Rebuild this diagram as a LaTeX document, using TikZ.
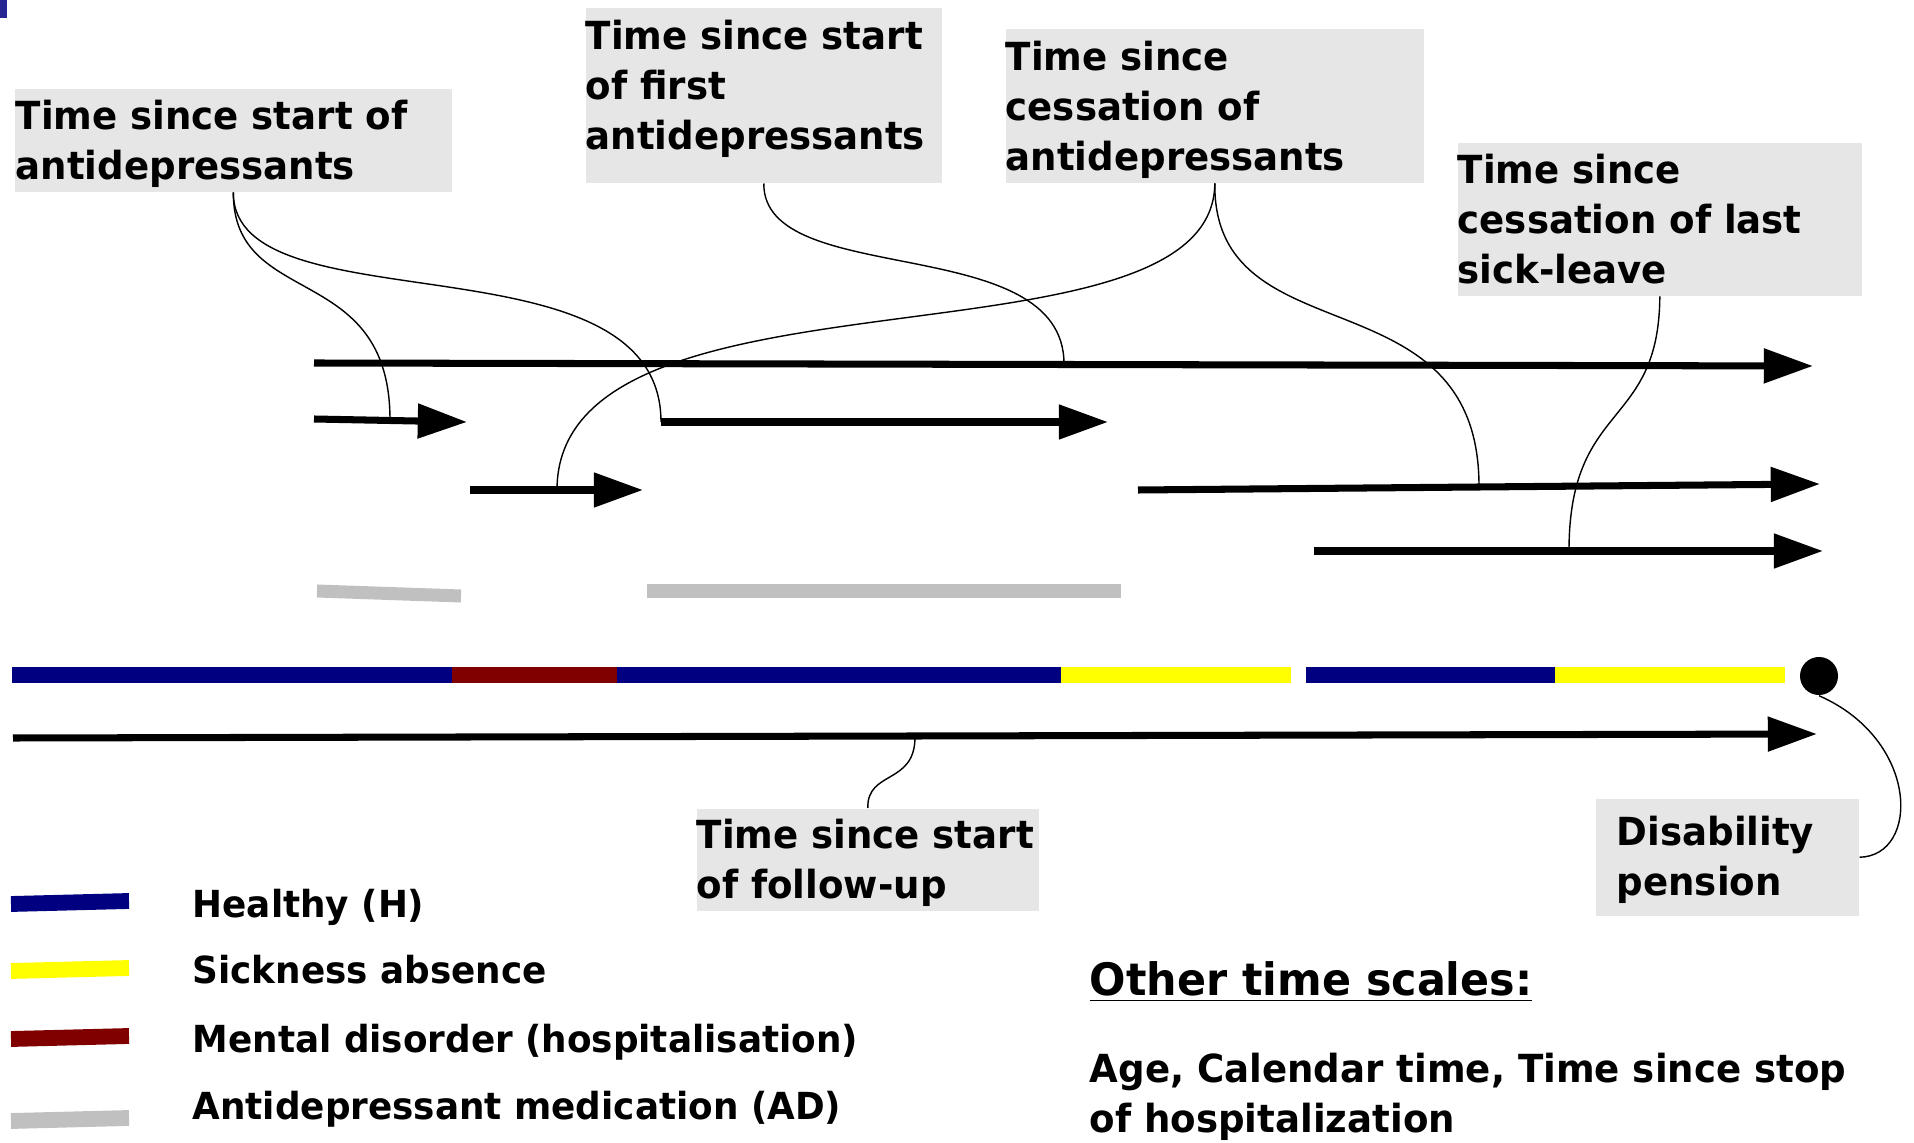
\documentclass[tikz,border=0pt]{standalone}
\usepackage{fontspec}
\setmainfont{DejaVu Sans}[FakeStretch=0.96]
\usetikzlibrary{arrows.meta,positioning}

\definecolor{hblue}{HTML}{000080}
\definecolor{mred}{HTML}{800000}
\definecolor{syellow}{HTML}{FFFF00}
\definecolor{adgray}{HTML}{C0C0C0}
\definecolor{boxgray}{HTML}{E6E6E6}

\tikzset{
  tbox/.style={fill=boxgray, inner sep=0pt, anchor=north west},
  ttext/.style={inner sep=0pt, anchor=base west, text width=10cm, align=left,
    font=\fontsize{11}{14.2}\selectfont\bfseries},
  lgtext/.style={ttext, font=\fontsize{10.6}{14.2}\selectfont\bfseries},
  tsarrow/.style={line width=2pt, -{Triangle[length=14pt,width=9.5pt]}},
  bar/.style={line width=4.5pt},
  adbar/.style={line width=3.7pt, adgray},
  link/.style={line width=0.4pt},
}

\begin{document}
\begin{tikzpicture}[x=0.01cm,y=-0.01cm]
\useasboundingbox (0,0) rectangle (1914,1143);
\fill[hblue!85!white] (0,0) rectangle (7,18);

% Label boxes
\node[tbox, minimum width=4.37cm, minimum height=1.03cm] (startad) at (14,88) {};
\node[ttext] at (15,130) {Time since start of\\antidepressants};

\node[tbox, minimum width=3.56cm, minimum height=1.75cm] (firstad) at (585,7) {};
\node[ttext] at (585,50) {Time since start\\of first\\antidepressants};

\node[tbox, minimum width=4.18cm, minimum height=1.54cm] (stopad) at (1005,28) {};
\node[ttext] at (1005,71) {Time since\\cessation of\\antidepressants};

\node[tbox, minimum width=4.04cm, minimum height=1.53cm] (stopsick) at (1457,142) {};
\node[ttext] at (1457,184) {Time since\\cessation of last\\sick-leave};

\node[tbox, minimum width=3.42cm, minimum height=1.02cm] (follow) at (696,808) {};
\node[ttext] at (696,849) {Time since start\\of follow-up};

\node[tbox, minimum width=2.63cm, minimum height=1.17cm] (pension) at (1595,798) {};
\node[ttext] at (1616,846) {Disability\\pension};

% Time scales
\coordinate (ts1a) at (314,363);  \coordinate (ts1b) at (1813,366);
\coordinate (ts2a) at (314,419);  \coordinate (ts2b) at (467,422);
\coordinate (ts3a) at (470,490);  \coordinate (ts3b) at (643,490);
\coordinate (ts4a) at (661,422);  \coordinate (ts4b) at (1108,422);
\coordinate (ts5a) at (1138,490); \coordinate (ts5b) at (1820,484);
\coordinate (ts6a) at (1314,551); \coordinate (ts6b) at (1823,551);
\coordinate (fua) at (13,738);    \coordinate (fub) at (1817,734);

\draw[tsarrow] (ts1a) -- (ts1b);
\draw[tsarrow] (ts2a) -- (ts2b);
\draw[tsarrow] (ts3a) -- (ts3b);
\draw[tsarrow] (ts4a) -- (ts4b);
\draw[tsarrow] (ts5a) -- (ts5b);
\draw[tsarrow] (ts6a) -- (ts6b);
\draw[tsarrow] (fua) -- (fub);

% AD periods
\draw[adbar] (317,591) -- (461,596);
\draw[adbar] (647,591) -- (1121,591);

% States
\draw[bar, hblue] (12,675) -- (452,675);
\draw[bar, mred] (452,675) -- (617,675);
\draw[bar, hblue] (617,675) -- (1061,675);
\draw[bar, syellow] (1061,675) -- (1291,675);
\draw[bar, hblue] (1306,675) -- (1555,675);
\draw[bar, syellow] (1555,675) -- (1785,675);
\node[circle, fill=black, minimum size=0.38cm, inner sep=0pt] (dp) at (1819,676) {};

% Links
\coordinate (hit2) at (390,420);
\coordinate (hit1) at (1064,364);
\coordinate (hit3) at (557,490);
\coordinate (hit5) at (1479,486);
\coordinate (hit6) at (1569,551);
\coordinate (hitfu) at (915,737);

\draw[link] (startad.south) .. controls (233,310) and (390,260) .. (hit2);
\draw[link] (startad.south) .. controls (233,330) and (661,230) .. (ts4a);
\draw[link] (firstad.south) .. controls (763,290) and (1064,230) .. (hit1);
\draw[link] (stopad.south) .. controls (1213,380) and (557,250) .. (hit3);
\draw[link] (stopad.south) .. controls (1213,360) and (1479,270) .. (hit5);
\draw[link] (stopsick.south) .. controls (1659,430) and (1569,400) .. (hit6);
\draw[link] (follow.north) .. controls (867,770) and (915,785) .. (hitfu);
\draw[link] (dp.south) .. controls (1920,740) and (1920,856) .. (pension.east);

% Legend
\draw[bar, hblue] (11,904) -- (129,901);
\draw[bar, syellow] (11,971) -- (129,968);
\draw[bar, mred] (11,1039) -- (129,1036);
\draw[bar, adgray] (11,1121) -- (129,1118);
\node[lgtext] (lgh) at (192,917) {Healthy (H)};
\node[lgtext] (lgs) at (192,984) {Sickness absence};
\node[lgtext] (lgm) at (192,1052) {Mental disorder (hospitalisation)};
\node[lgtext] (lga) at (192,1119) {Antidepressant medication (AD)};

% Other time scales
\node[ttext, font=\fontsize{12.7}{16}\selectfont\bfseries] (other) at (1089,995) {\underline{Other time scales:}};
\node[ttext] (otherlist) at (1089,1083) {Age, Calendar time, Time since stop\\of hospitalization};

\end{tikzpicture}
\end{document}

* _What you will do_:
Reproduce every line of the material precisely, omitting its pictures.

* _Task solution_:
Rebuild this diagram as a LaTeX document, using TikZ.
\documentclass[tikz,border=0pt]{standalone}
\usepackage{fontspec}
\setmainfont{DejaVu Sans}[FakeStretch=0.96]
\usetikzlibrary{arrows.meta,positioning}

\definecolor{hblue}{HTML}{000080}
\definecolor{mred}{HTML}{800000}
\definecolor{syellow}{HTML}{FFFF00}
\definecolor{adgray}{HTML}{C0C0C0}
\definecolor{boxgray}{HTML}{E6E6E6}

\tikzset{
  tbox/.style={fill=boxgray, inner sep=0pt, anchor=north west},
  ttext/.style={inner sep=0pt, anchor=base west, text width=10cm, align=left,
    font=\fontsize{11}{14.2}\selectfont\bfseries},
  lgtext/.style={ttext, font=\fontsize{10.6}{14.2}\selectfont\bfseries},
  tsarrow/.style={line width=2pt, -{Triangle[length=14pt,width=9.5pt]}},
  bar/.style={line width=4.5pt},
  adbar/.style={line width=3.7pt, adgray},
  link/.style={line width=0.4pt},
}

\begin{document}
\begin{tikzpicture}[x=0.01cm,y=-0.01cm]
\useasboundingbox (0,0) rectangle (1914,1143);
\fill[hblue!85!white] (0,0) rectangle (7,18);

% Label boxes
\node[tbox, minimum width=4.37cm, minimum height=1.03cm] (startad) at (14,88) {};
\node[ttext] at (15,130) {Time since start of\\antidepressants};

\node[tbox, minimum width=3.56cm, minimum height=1.75cm] (firstad) at (585,7) {};
\node[ttext] at (585,50) {Time since start\\of first\\antidepressants};

\node[tbox, minimum width=4.18cm, minimum height=1.54cm] (stopad) at (1005,28) {};
\node[ttext] at (1005,71) {Time since\\cessation of\\antidepressants};

\node[tbox, minimum width=4.04cm, minimum height=1.53cm] (stopsick) at (1457,142) {};
\node[ttext] at (1457,184) {Time since\\cessation of last\\sick-leave};

\node[tbox, minimum width=3.42cm, minimum height=1.02cm] (follow) at (696,808) {};
\node[ttext] at (696,849) {Time since start\\of follow-up};

\node[tbox, minimum width=2.63cm, minimum height=1.17cm] (pension) at (1595,798) {};
\node[ttext] at (1616,846) {Disability\\pension};

% Time scales
\coordinate (ts1a) at (314,363);  \coordinate (ts1b) at (1813,366);
\coordinate (ts2a) at (314,419);  \coordinate (ts2b) at (467,422);
\coordinate (ts3a) at (470,490);  \coordinate (ts3b) at (643,490);
\coordinate (ts4a) at (661,422);  \coordinate (ts4b) at (1108,422);
\coordinate (ts5a) at (1138,490); \coordinate (ts5b) at (1820,484);
\coordinate (ts6a) at (1314,551); \coordinate (ts6b) at (1823,551);
\coordinate (fua) at (13,738);    \coordinate (fub) at (1817,734);

\draw[tsarrow] (ts1a) -- (ts1b);
\draw[tsarrow] (ts2a) -- (ts2b);
\draw[tsarrow] (ts3a) -- (ts3b);
\draw[tsarrow] (ts4a) -- (ts4b);
\draw[tsarrow] (ts5a) -- (ts5b);
\draw[tsarrow] (ts6a) -- (ts6b);
\draw[tsarrow] (fua) -- (fub);

% AD periods
\draw[adbar] (317,591) -- (461,596);
\draw[adbar] (647,591) -- (1121,591);

% States
\draw[bar, hblue] (12,675) -- (452,675);
\draw[bar, mred] (452,675) -- (617,675);
\draw[bar, hblue] (617,675) -- (1061,675);
\draw[bar, syellow] (1061,675) -- (1291,675);
\draw[bar, hblue] (1306,675) -- (1555,675);
\draw[bar, syellow] (1555,675) -- (1785,675);
\node[circle, fill=black, minimum size=0.38cm, inner sep=0pt] (dp) at (1819,676) {};

% Links
\coordinate (hit2) at (390,420);
\coordinate (hit1) at (1064,364);
\coordinate (hit3) at (557,490);
\coordinate (hit5) at (1479,486);
\coordinate (hit6) at (1569,551);
\coordinate (hitfu) at (915,737);

\draw[link] (startad.south) .. controls (233,310) and (390,260) .. (hit2);
\draw[link] (startad.south) .. controls (233,330) and (661,230) .. (ts4a);
\draw[link] (firstad.south) .. controls (763,290) and (1064,230) .. (hit1);
\draw[link] (stopad.south) .. controls (1213,380) and (557,250) .. (hit3);
\draw[link] (stopad.south) .. controls (1213,360) and (1479,270) .. (hit5);
\draw[link] (stopsick.south) .. controls (1659,430) and (1569,400) .. (hit6);
\draw[link] (follow.north) .. controls (867,770) and (915,785) .. (hitfu);
\draw[link] (dp.south) .. controls (1920,740) and (1920,856) .. (pension.east);

% Legend
\draw[bar, hblue] (11,904) -- (129,901);
\draw[bar, syellow] (11,971) -- (129,968);
\draw[bar, mred] (11,1039) -- (129,1036);
\draw[bar, adgray] (11,1121) -- (129,1118);
\node[lgtext] (lgh) at (192,917) {Healthy (H)};
\node[lgtext] (lgs) at (192,984) {Sickness absence};
\node[lgtext] (lgm) at (192,1052) {Mental disorder (hospitalisation)};
\node[lgtext] (lga) at (192,1119) {Antidepressant medication (AD)};

% Other time scales
\node[ttext, font=\fontsize{12.7}{16}\selectfont\bfseries] (other) at (1089,995) {\underline{Other time scales:}};
\node[ttext] (otherlist) at (1089,1083) {Age, Calendar time, Time since stop\\of hospitalization};

\end{tikzpicture}
\end{document}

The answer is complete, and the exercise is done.